The confrontation ended in a few seconds, Jong was unharmed as he stood and watched the defeated bandits laying on the ground. They were unconscious and completely at Jong’s mercy. The use of cane in personal defense is not uncommon. Many of the Korean martial arts include some instruction in the use of the walking Stick (Ji Pang Gi) for self-defense. To see how the cane was used as a defensive weapon in ancient times, let’s take a look at its evolution in Korea.
Korean monks sometimes carried the cane during their travels. The cane served them in several different ways; It was used to help them maintain their balance when they climbed irregular hills in rough terrain, just as it served to defend themselves from bandits and wild animals during their journeys throughout the country. Some Buddhist temples had animals they bred, and the monks would have used their canes to help guide their herds. If the temple was attacked, the stick could quickly become a defensive weapon.

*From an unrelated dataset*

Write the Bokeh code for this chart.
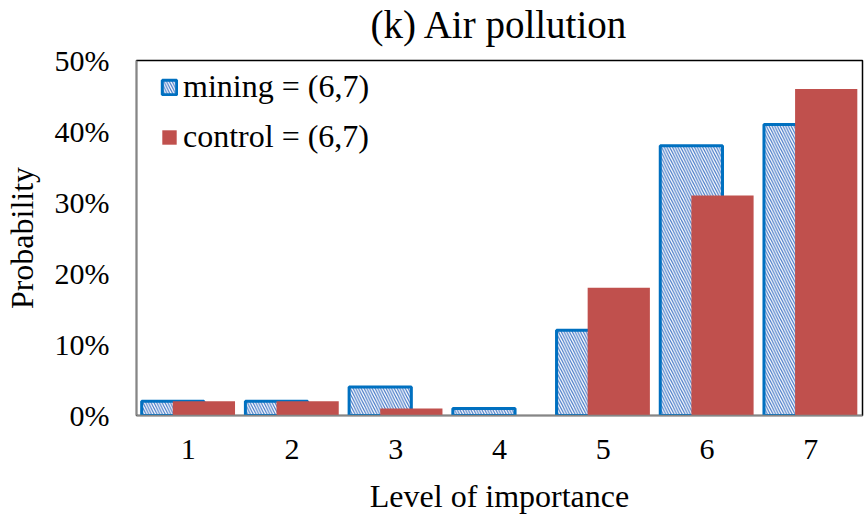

Ji Pang Gi is usually a stick like the regular walking canes used in the past. It should reach one´s waist height, it is straight and has a bend (curved handle) in the top end. In Korea Buddhist monks also used this type of stick for self-defense because the curved side helped them while applying control techniques, allowing better control of the opponent without the use of excessive force.
Nowadays the cane can be used for self-defense, allowing immobilization techniques of the opponent. The stick, combined with combat techniques is one of the most practical and useful tools for self-defense that can be found today. With this weapon you must be sure that you will be able to apply much more power than is believed, it will undoubtedly add extra efficiency to normal techniques.